> _Written instruction_
Beginning with the first line, set down every line through the one containing "(wtop) -- (wbot);", exactly as it appears, but not the pictures.

> _Dataset section_
------------------------
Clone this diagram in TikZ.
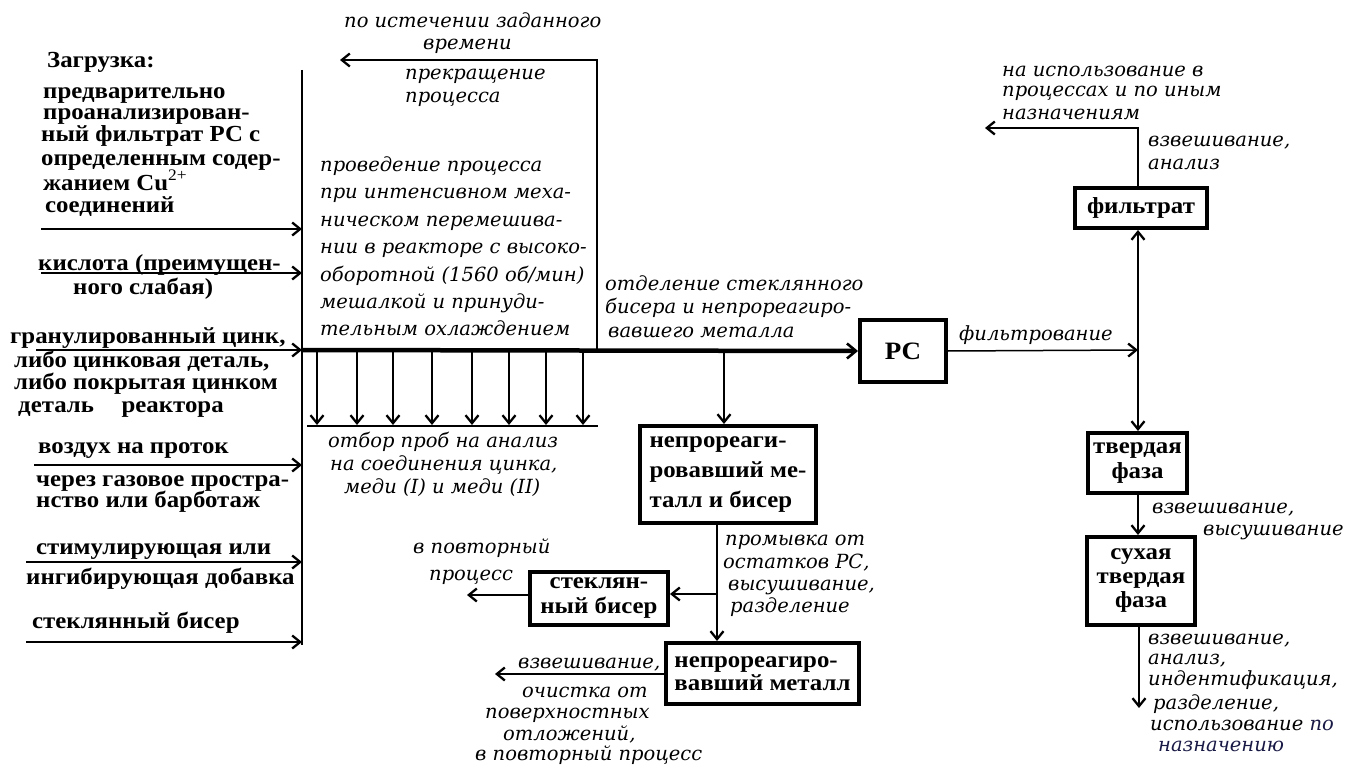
\documentclass[tikz,border=0pt]{standalone}
\usepackage{fontspec}
\setmainfont{Liberation Serif}
\newfontfamily\bfam[FakeStretch=1.08]{Liberation Serif}
\newfontfamily\itf{DejaVu Serif}
\usetikzlibrary{arrows.meta}
\definecolor{navyink}{RGB}{25,25,70}
\begin{document}
\begin{tikzpicture}[x=1pt,y=-1pt,
  >={Straight Barb[length=8pt,width=13pt,line width=2.3pt]},
  bt/.style={font=\bfam\fontsize{23}{21}\selectfont\bfseries, inner sep=0pt, anchor=base west},
  it/.style={font=\fontsize{19.5}{22}\selectfont\itf\itshape, inner sep=0pt, anchor=base west},
  ln/.style={line width=1.5pt},
  ar/.style={ln,->},
  mainln/.style={line width=4.5pt},
  box/.style={draw, line width=4pt, font=\bfam\fontsize{23}{25}\selectfont\bfseries, inner sep=0pt, align=center},
]
\useasboundingbox (0,0) rectangle (1345,765);

% ---------- left: loading ----------
\node[bt] (zag) at (47,68) {Загрузка:};
\node[bt] (a1) at (43,99) {предварительно};
\node[bt] (a2) at (43,120) {проанализирован-};
\node[bt] (a3) at (41,142) {ный фильтрат РС с};
\node[bt] (a4) at (41,166) {определенным содер-};
\node[bt] (a5) at (43,190) {жанием Cu\textsuperscript{\mdseries 2+}};
\node[bt] (a6) at (45,213) {соединений};
\node[bt] (b1) at (38,270) {кислота (преимущен-};
\node[bt] (b2) at (73,294) {ного слабая)};
\node[bt] (c1) at (10,343) {гранулированный цинк,};
\node[bt] (c2) at (14,367) {либо цинковая деталь,};
\node[bt] (c3) at (14,389) {либо покрытая цинком};
\node[bt] (c4) at (18,412) {деталь\hspace{1.2em}реактора};
\node[bt] (d1) at (38,453) {воздух на проток};
\node[bt] (d2) at (36,486) {через газовое простра-};
\node[bt] (d3) at (36,507) {нство или барботаж};
\node[bt] (e1) at (36,554) {стимулирующая или};
\node[bt] (e2) at (26,584) {ингибирующая добавка};
\node[bt] (f1) at (32,628) {стеклянный бисер};

% reactor wall
\coordinate (wtop) at (302,70);
\coordinate (wbot) at (302,645);
\draw[ln] (wtop) -- (wbot);

\coordinate (in1) at (41,229);  \coordinate (w1) at (302,229);
\coordinate (in2) at (41,273);  \coordinate (w2) at (302,273);
\coordinate (in3) at (36,350);  \coordinate (w3) at (302,350);
\coordinate (in4) at (34,465);  \coordinate (w4) at (302,465);
\coordinate (in5) at (26,562);  \coordinate (w5) at (302,562);
\coordinate (in6) at (26,642);  \coordinate (w6) at (302,642);
\draw[ar] (in1) -- (w1);
\draw[ar] (in2) -- (w2);
\draw[ar] (in3) -- (w3);
\draw[ar] (in4) -- (w4);
\draw[ar] (in5) -- (w5);
\draw[ar] (in6) -- (w6);

% ---------- process ----------
\node[it] (p0a) at (344,28) {по истечении заданного};
\node[it] (p0b) at (423,50) {времени};
\node[it] (p1a) at (405,80) {прекращение};
\node[it] (p1b) at (405,103) {процесса};
\node[it] (p2a) at (320,172) {проведение процесса};
\node[it] (p2b) at (320,199) {при интенсивном меха-};
\node[it] (p2c) at (320,226) {ническом перемешива-};
\node[it] (p2d) at (320,253) {нии в реакторе с высоко-};
\node[it] (p2e) at (320,281) {оборотной (1560 об/мин)};
\node[it] (p2f) at (320,308) {мешалкой и принуди-};
\node[it] (p2g) at (320,335) {тельным охлаждением};

\coordinate (stopc) at (597,60);
\coordinate (stopend) at (340,60);
\coordinate (stopbase) at (597,350);
\draw[ar] (stopbase) -- (stopc) -- (stopend);

% PC box
\node[box, minimum width=86pt, minimum height=62pt, font=\bfam\fontsize{25}{25}\selectfont\bfseries] (pc) at (903,351) {РС};
\draw[mainln, -{Straight Barb[length=9pt,width=15pt,line width=2.6pt]}] (w3) -- (pc.west);

\node[it] (sepa) at (605,290) {отделение стеклянного};
\node[it] (sepb) at (605,313) {бисера и непрореагиро-};
\node[it] (sepc) at (608,337) {вавшего металла};

% sampling arrows
\foreach \i/\xx in {1/317,2/357,3/393,4/432,5/472,6/509,7/546,8/583}{
  \coordinate (sa\i) at (\xx,352);
  \coordinate (sb\i) at (\xx,425);
  \draw[ar] (sa\i) -- (sb\i);
}
\coordinate (sl) at (307,426);
\coordinate (sr) at (598,426);
\draw[ln] (sl) -- (sr);
\node[it] (s1) at (328,447) {отбор проб на анализ};
\node[it] (s2) at (330,470) {на соединения цинка,};
\node[it] (s3) at (344,493) {меди (I) и меди (II)};

% unreacted metal and beads
\node[box, minimum width=176pt, minimum height=97pt, align=left, font=\bfam\fontsize{23}{30}\selectfont\bfseries] (mb) at (728,474.5) {непрореаги-\\ровавший ме-\\талл и бисер};
\coordinate (mtop) at (724,352);
\draw[ar] (mtop) -- (mtop |- mb.north);

\node[box, minimum width=138pt, minimum height=53pt, font=\bfam\fontsize{23}{25}\selectfont\bfseries] (gb) at (599,598.5) {стеклян-\\ный бисер};
\node[box, minimum width=193pt, minimum height=61pt, align=left, font=\bfam\fontsize{23}{23}\selectfont\bfseries] (um) at (762.5,673.5) {непрореагиро-\\вавший металл};

\coordinate (mbot) at (717,523);
\coordinate (br) at (717,594);
\draw[ln] (mbot) -- (br);
\draw[ar] (br) -- (br |- um.north);
\draw[ar] (br) -- (br -| gb.east);

\node[it] (w1a) at (725,545) {промывка от};
\node[it] (w1b) at (723,568) {остатков РС,};
\node[it] (w1c) at (728,590) {высушивание,};
\node[it] (w1d) at (730,612) {разделение};

\coordinate (gbend) at (467,595);
\draw[ar] (gb.west |- gbend) -- (gbend);
\node[it] (r1) at (413,553) {в повторный};
\node[it] (r2) at (429,580) {процесс};

\coordinate (umend) at (495,674);
\draw[ar] (um.west |- umend) -- (umend);
\node[it] (u1) at (518,668) {взвешивание,};
\node[it] (u2) at (522,697) {очистка от};
\node[it] (u3) at (485,718) {поверхностных};
\node[it] (u4) at (503,740) {отложений,};
\node[it] (u5) at (475,760) {в повторный процесс};

% ---------- filtration ----------
\coordinate (fj) at (1138,350);
\draw[ar] (pc.east) -- (fj);
\node[it] (flt) at (959,340) {фильтрование};

\node[box, minimum width=132pt, minimum height=40pt] (fil) at (1141,208) {фильтрат};
\node[box, minimum width=99pt, minimum height=60pt] (tf) at (1137.5,463) {твердая\\фаза};
\node[box, minimum width=108pt, minimum height=88pt, font=\bfam\fontsize{23}{24}\selectfont\bfseries] (sf) at (1141,581) {сухая\\твердая\\фаза};

\draw[ar] (fj) -- (fj |- fil.south);
\draw[ar] (fj) -- (fj |- tf.north);

\coordinate (fup) at (1138,128);
\coordinate (fend) at (985,128);
\draw[ar] (fup |- fil.north) -- (fup) -- (fend);
\node[it] (n1) at (1002,77) {на использование в};
\node[it] (n2) at (1002,97) {процессах и по иным};
\node[it] (n3) at (1002,120) {назначениям};
\node[it] (n4) at (1148,147) {взвешивание,};
\node[it] (n5) at (1148,170) {анализ};

\coordinate (tfx) at (1138,0);
\draw[ar] (tfx |- tf.south) -- (tfx |- sf.north);
\node[it] (t1) at (1152,513) {взвешивание,};
\node[it] (t2) at (1203,535) {высушивание};

\coordinate (sfend) at (1139,708);
\draw[ar] (sfend |- sf.south) -- (sfend);
\node[it] (v1) at (1148,644) {взвешивание,};
\node[it] (v2) at (1148,664) {анализ,};
\node[it] (v3) at (1148,685) {индентификация,};
\node[it] (v4) at (1153,709) {разделение,};
\node[it] (v5) at (1150,730) {использование \textcolor{navyink}{по}};
\node[it, text=navyink] (v6) at (1158,751) {назначению};
\end{tikzpicture}
\end{document}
------------------------
> _Full solution_
Clone this diagram in TikZ.
\documentclass[tikz,border=0pt]{standalone}
\usepackage{fontspec}
\setmainfont{Liberation Serif}
\newfontfamily\bfam[FakeStretch=1.08]{Liberation Serif}
\newfontfamily\itf{DejaVu Serif}
\usetikzlibrary{arrows.meta}
\definecolor{navyink}{RGB}{25,25,70}
\begin{document}
\begin{tikzpicture}[x=1pt,y=-1pt,
  >={Straight Barb[length=8pt,width=13pt,line width=2.3pt]},
  bt/.style={font=\bfam\fontsize{23}{21}\selectfont\bfseries, inner sep=0pt, anchor=base west},
  it/.style={font=\fontsize{19.5}{22}\selectfont\itf\itshape, inner sep=0pt, anchor=base west},
  ln/.style={line width=1.5pt},
  ar/.style={ln,->},
  mainln/.style={line width=4.5pt},
  box/.style={draw, line width=4pt, font=\bfam\fontsize{23}{25}\selectfont\bfseries, inner sep=0pt, align=center},
]
\useasboundingbox (0,0) rectangle (1345,765);

% ---------- left: loading ----------
\node[bt] (zag) at (47,68) {Загрузка:};
\node[bt] (a1) at (43,99) {предварительно};
\node[bt] (a2) at (43,120) {проанализирован-};
\node[bt] (a3) at (41,142) {ный фильтрат РС с};
\node[bt] (a4) at (41,166) {определенным содер-};
\node[bt] (a5) at (43,190) {жанием Cu\textsuperscript{\mdseries 2+}};
\node[bt] (a6) at (45,213) {соединений};
\node[bt] (b1) at (38,270) {кислота (преимущен-};
\node[bt] (b2) at (73,294) {ного слабая)};
\node[bt] (c1) at (10,343) {гранулированный цинк,};
\node[bt] (c2) at (14,367) {либо цинковая деталь,};
\node[bt] (c3) at (14,389) {либо покрытая цинком};
\node[bt] (c4) at (18,412) {деталь\hspace{1.2em}реактора};
\node[bt] (d1) at (38,453) {воздух на проток};
\node[bt] (d2) at (36,486) {через газовое простра-};
\node[bt] (d3) at (36,507) {нство или барботаж};
\node[bt] (e1) at (36,554) {стимулирующая или};
\node[bt] (e2) at (26,584) {ингибирующая добавка};
\node[bt] (f1) at (32,628) {стеклянный бисер};

% reactor wall
\coordinate (wtop) at (302,70);
\coordinate (wbot) at (302,645);
\draw[ln] (wtop) -- (wbot);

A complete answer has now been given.